In the latest issue of Nature I read (June 8), there is a rather long feature article on mathematical (and statistical) ways of measuring gerrymandering, that is the manipulation of the delimitations of a voting district toward improving the chances of a certain party. (The name comes from Elbridge Gerry (1812) and the salamander shape of the district he created.) The difficulty covered by the article is about detecting gerrymandering, which leads to the challenging and almost philosophical question of defining a “fair” partition of a region into voting districts, when those are not geographically induced. Since each partition does not break the principles of “one person, one vote” and of majority rule. Having a candidate or party win at the global level and loose at every local level seems to go against this majority rule, but with electoral systems like in the US, this frequently happens (with dire consequences in the latest elections). Just another illustration of Simpson’s paradox, essentially. And a damning drawback of multi-tiered electoral systems.

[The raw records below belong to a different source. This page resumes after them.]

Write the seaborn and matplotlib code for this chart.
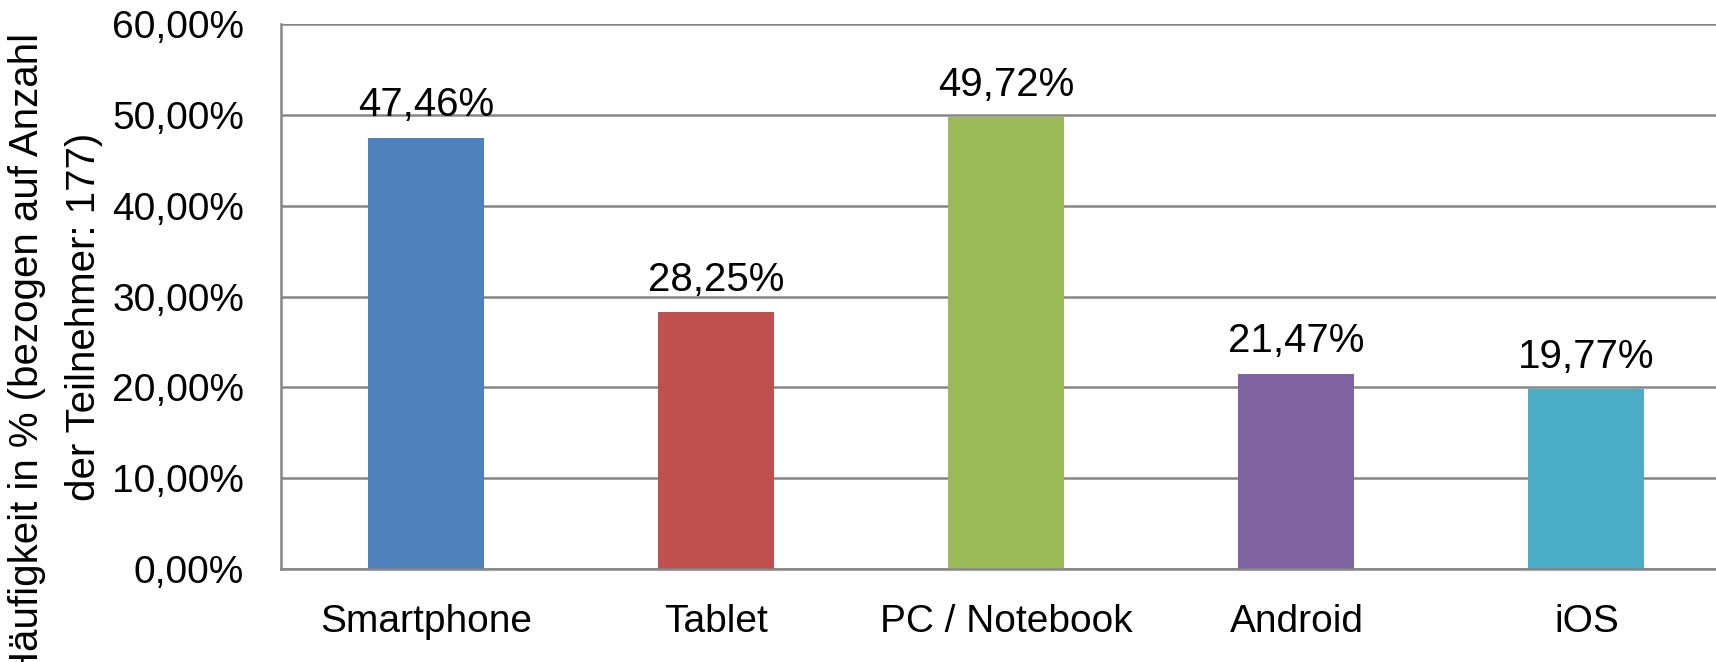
import matplotlib
matplotlib.use("Agg")
import matplotlib.pyplot as plt
import matplotlib.ticker as mticker
import pandas as pd
import seaborn as sns

# data
categories = ["Smartphone", "Tablet", "PC / Notebook", "Android", "iOS"]
shares = [47.46, 28.25, 49.72, 21.47, 19.77]
colors = ["#4F81BD", "#C0504D", "#9BBB59", "#8064A2", "#4BACC6"]
y_ticks = [0, 10, 20, 30, 40, 50, 60]
y_label_lines = ["Häufigkeit in % (bezogen auf Anzahl", "der Teilnehmer: 177)"]

df = pd.DataFrame({"device": categories, "share": shares})

sns.set_style("white")
plt.rcParams["font.family"] = ["Liberation Sans", "DejaVu Sans"]
plt.rcParams["text.color"] = "black"
plt.rcParams["xtick.labelcolor"] = "black"
plt.rcParams["ytick.labelcolor"] = "black"

grid_col = "#868686"

fig = plt.figure(figsize=(17.16, 6.62), dpi=100)
ax = fig.add_axes([0.164, 0.1405, 0.845, 0.8232])

sns.barplot(data=df, x="device", y="share", hue="device", palette=colors,
            width=0.4, legend=False, ax=ax, saturation=1,
            linewidth=0, edgecolor="none")

ax.set_xlim(-0.5, len(categories) - 0.5)
ax.set_ylim(0, 60)
ax.set_yticks(y_ticks)
ax.yaxis.set_major_formatter(
    mticker.FuncFormatter(lambda v, p: f"{v:.2f}%".replace(".", ",")))

ax.grid(axis="y", color=grid_col, linewidth=1.8)
ax.set_axisbelow(True)
for side in ["top", "right"]:
    ax.spines[side].set_visible(False)
for side in ["left", "bottom"]:
    ax.spines[side].set_color(grid_col)
    ax.spines[side].set_linewidth(1.8)

# category separators below the axis
ax.set_xticks([i - 0.5 for i in range(len(categories) + 1)], minor=True)
ax.tick_params(axis="x", which="minor", length=11, width=1.8, color=grid_col)
ax.tick_params(axis="x", which="major", length=0, pad=25, labelsize=28)
ax.tick_params(axis="y", length=10, width=1.8, color=grid_col, pad=17,
               labelsize=28)

for c in ax.containers:
    ax.bar_label(c, labels=[f"{v:.2f}%".replace(".", ",") for v in c.datavalues],
                 padding=10, fontsize=29)

ax.set_xlabel("")
ax.set_ylabel("")
# two-line axis title, each line placed like in the reference
fig.text(27 / 1716, 1 - 356 / 662, y_label_lines[0], rotation=90,
         ha="center", va="center", fontsize=29)
fig.text(84 / 1716, 1 - 317 / 662, y_label_lines[1], rotation=90,
         ha="center", va="center", fontsize=29)

fig.savefig("out.png", dpi=100)
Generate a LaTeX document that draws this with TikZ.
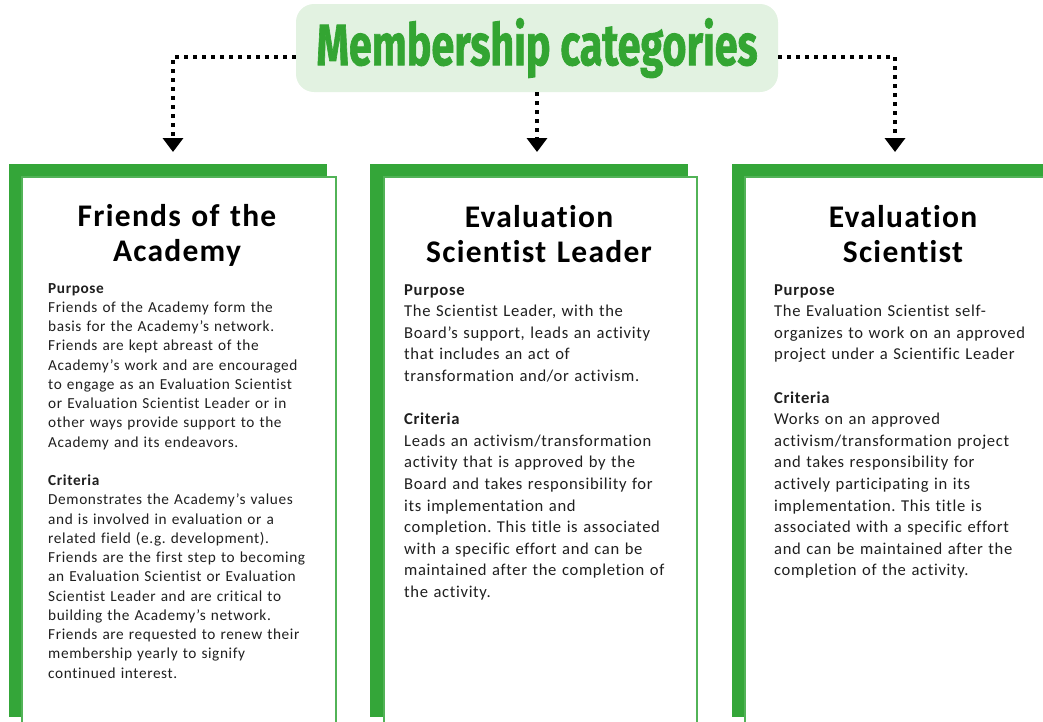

“In order to change the district boundaries, we use a Markov Chain Monte Carlo algorithm to produce about 24,000 random but reasonable redistrictings.”

In the arXiv paper that led to this Nature article (along with other studies), Bagiat et al. essentially construct a tail probability to assess how extreme the current district partition is against a theoretical distribution of such partitions. Finding that the actual redistrictings of 2012 and 2016 in North Carolina are “extremely atypical”.  (The generation of random partitions obeyed four rules, namely equal population, geographic compacity and connexity, proximity to county boundaries, and a majority of Afro-American voters in at least two districts, the latest being a requirement in North Carolina. A score function was built by linear combination of four corresponding scores, mostly χ² like, and turned into a density, simulated annealing style. The determination of the final temperature β=1 (p.18) [or equivalently of the weights (p.20)] remains unclear to me. As does the use of more than 10⁵ simulated annealing iterations to produce a single partition (p.18)…

From a broader perspective, agreeing on a method to produce random district allocations could be the way to go towards solving the judicial dilemma in setting new voting maps as what is currently under discussion in the US.